Member of the Kansas Senate from the 1st district
- In office 1989–1997
- Preceded by: Edward Francis Gordon
- Succeeded by: Edward Pugh

Member of the Kansas House of Representatives from the 49th district
- In office 1983–1989
- Preceded by: Edward Francis Gordon

Personal details
- Born: March 17, 1933 Troy, Kansas
- Died: August 27, 2019 Troy, Kansas
- Party: Republican
- Spouse: Jean Thornton
- Children: 2

= Don Sallee =

American politician (1933–2019)

Don Sallee (March 17, 1933 – August 27, 2019) is an American former politician and attorney from Kansas who served as a member of both the Kansas House of Representatives and the Kansas Senate.
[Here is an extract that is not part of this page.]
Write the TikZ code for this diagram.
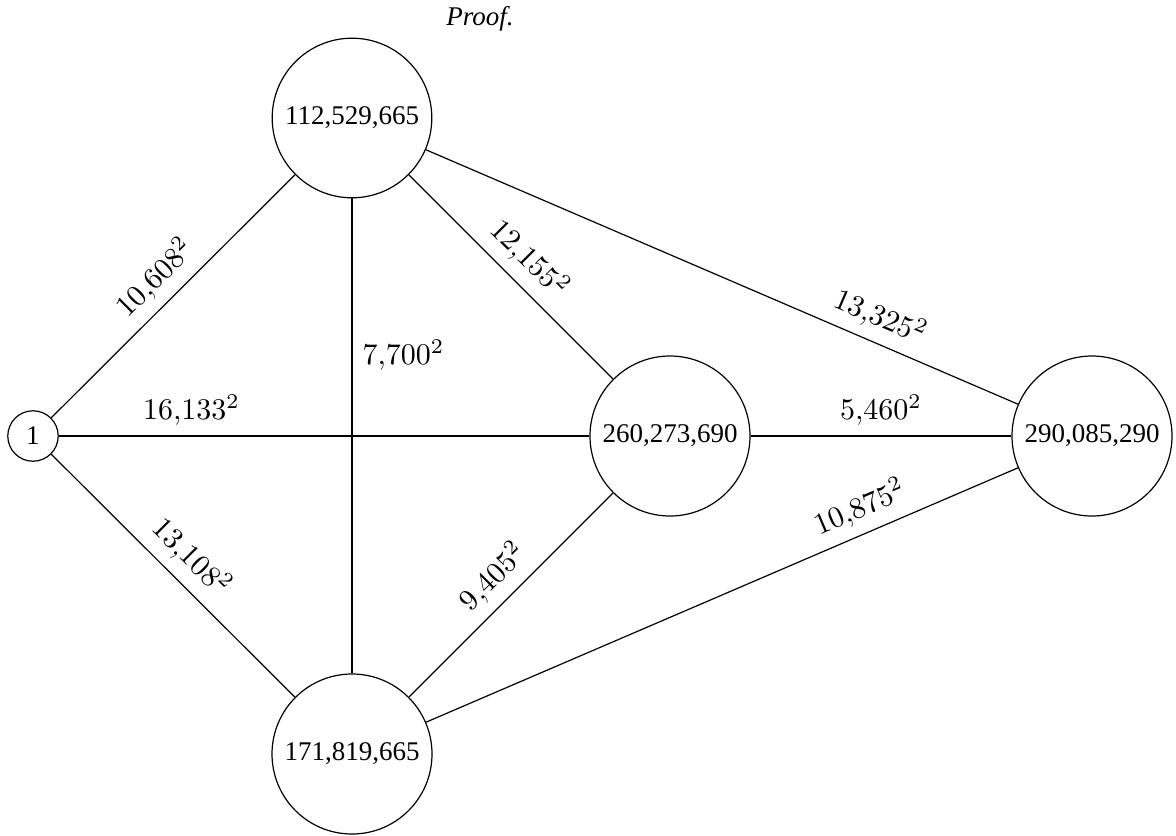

Sallee was born in Troy, Kansas. He served in the U.S. Army during the Korean War, after which he returned to Kansas, where he farmed and worked as an electrician.

In 1982, Sallee was elected to the Kansas House of Representatives, where he served 3 terms from 1983 to 1988. He was then elected to the Kansas State Senate in 1988 and re-elected in 1992 and 1996; in 1997, he resigned his seat to serve as a magistrate judge for Doniphan County. He retired from his judgeship in 1999 and founded a computer sales and service company. Sallee died at his home in 2019.